Under the plan, Orbital would develop a spacecraft to haul up to six metric tons of cargo to the space station, where a robotic arm would grab the Orbital craft and move it to a berthing mechanism, rather than the craft having the ability to use a space station docking facility.
The company will launch from Wallops Island, Va., using an Orbital Taurus rocket.
Orbital will develop and demonstrate commercial orbital transportation services that could open new markets and pave the way for contracts to launch and deliver crew and cargo to the International Space Station.
NASA might buy up to eight missions a year from Orbital.
NASA and Orbital signed a funded Space Act Agreement under the Commercial Orbital Transportation Services Project, known as COTS.

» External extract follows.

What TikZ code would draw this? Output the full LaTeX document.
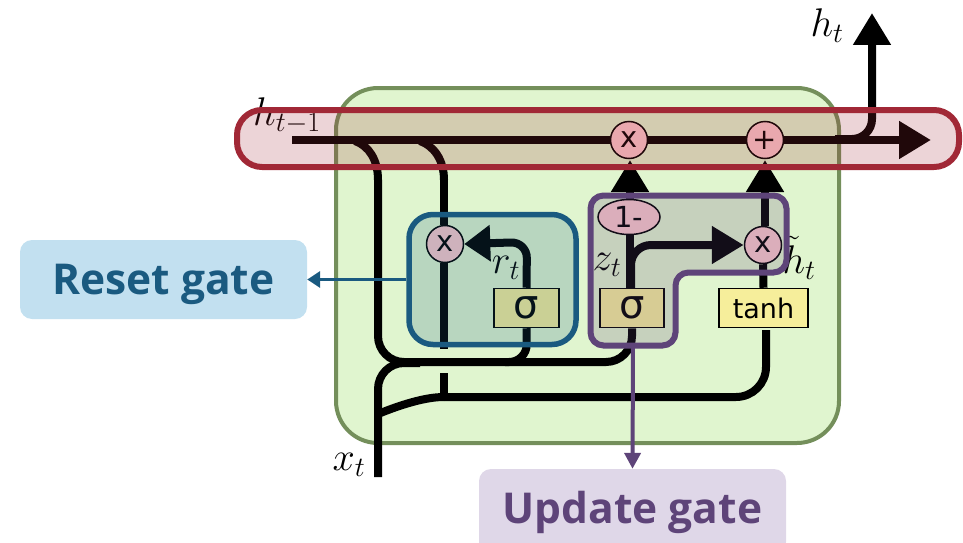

NASA wishes to spur U.S. companies to develop private transportation services to take crew members and cargo to and from the International Space Station. Rocketplane Kistler in October was dropped from a similar seed money deal with NASA when the firm was unable to raise sufficient private capital to fund its spacecraft development program.
Rocketplane received about $32 million from NASA before it was eliminated from the COTS program. The $170 million that Orbital will receive is money that otherwise would have gone to Rocketplane.
Most of the cost of developing the spacecraft will be raised by Orbital.
NASA at that point requested proposals from other companies, and 13 of them responded in November, with Orbital besting the others to win the seed-money deal.
NASA briefers said a factor in selecting Orbital was that it had not only a technically feasible proposal, meaning the spacecraft looks like a workable plan, but Orbital also had a workable business plan, meaning it is likely to be able to come up with sufficient private capital.
Attempts to reach Orbital to ascertain how much money it is promising to raise were unsuccessful.
In Phase 1 of the agreement with Orbital, it will demonstrate one or more of four capabilities: external, unpressurized cargo delivery and disposal; internal, pressurized cargo delivery and disposal; internal, pressurized cargo delivery and return; and an option for crew transportation. NASA plans to purchase cargo resupply services competitively in Phase 2.